Come Together, Grow Together

Coaches from all three schools work together to create Liga HEB's  All Star Rosters. (Photo by John Baumann, Central Junior High)

We had a lot to do in our first offseason together, but the All Star Game was my favorite project. This is a chance for us to use the Beautiful Game to build bridges between students who are different from each other, but who share a love (and a talent) for soccer. That's what Liga HEB is all about! Together with coaches from across the league, we developed a system that effectively mixes students from all three schools onto two rosters of seventeen players each.

Each coach made a list of five deserving players from their club, generating a pool of 30 field players. Each school nominated their best goalkeeper, and the 34th and final draft slot was awarded to a ‘keeper based on committee nomination. The coaches were then split into two staffs of three men — with one from each school on each staff — and assigned an All-Star Team, either HEB Green or HEB White.

The opposing coaching staffs took turns selecting their lineups from the field player pool, with HEB Green selecting first. By rule, no team could select more than two players from any club until starting lineups were locked in. Thus, neither All Star lineup skews heavily toward a particular campus. Once the first 24 players were taken, the draft order switched. HEB White made the first selection out of the final 6 field players in the draft. They also got first choice of goalkeepers.

The Rosters

Players from Hurst Junior High huddle up after their match against one another in Week 5. (Photo by Steven A Jones, 6 Stones)

Both sets of coaches had a clear vision for their squad during the draft, and while each side got hold of a few proven goal-scorers, their tactics couldn't be more different.

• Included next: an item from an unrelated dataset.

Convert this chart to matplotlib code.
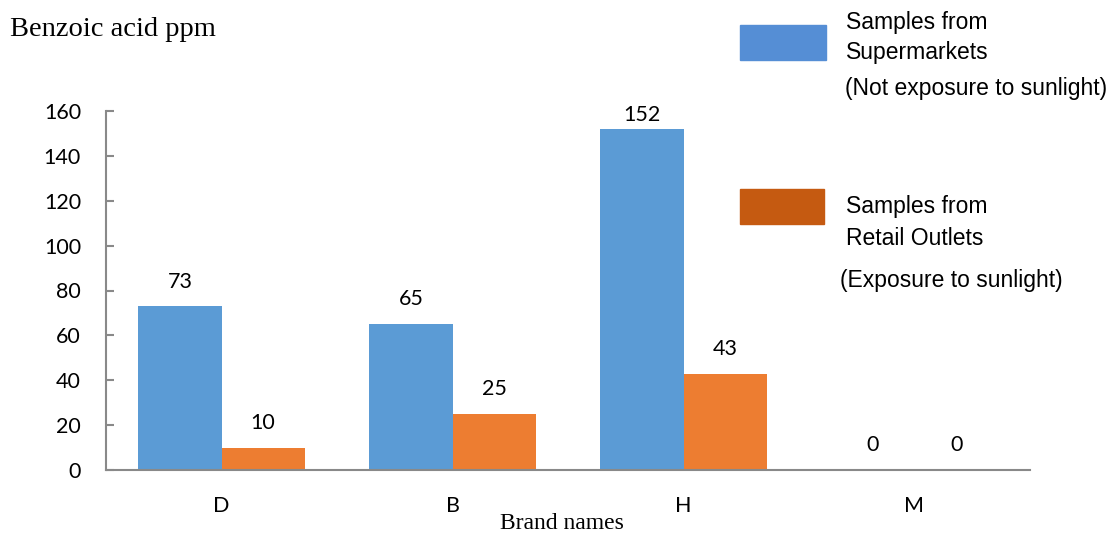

HEB Green will live and die by the midfield. The Green staff is likely to adopt a 3-5-2 formation, emphasizing possession passing. Coach Girau, who takes the reigns for Green because his Raiders United squad sits at the top of the league table, seized the chance to keep a group of his players together in the center of the field during the draft. His early selections were all midfield players, starting with a duo from RUFC and capped off with a Hurst City winger. Raiders and Hurst City train together after school, so the core of Green's midfield platoon will have chemistry from the moment they hit the field.

Meanwhile, HEB White put together a formidable defend-and-respond lineup. Coaches Bean and Dobbs, whose clubs are in a virtual tie for second place in the league, head up a staff that leans toward the traditional 4-4-2. They drafted with an eye for defense and finishing, splitting their early picks between the league's leading scorers and the sturdiest defenders from each of four different clubs. White will look to spend the game smothering their opponents defensively, then springing a group of skillful, speedy strikers on the counter-attack.

All told, the first All Star match in Liga HEB history looks to be an explosive affair. With so much talent on the field, team success will depend on the individual interpersonal skills that players have been developing since the preseason. That's exactly what we want to see.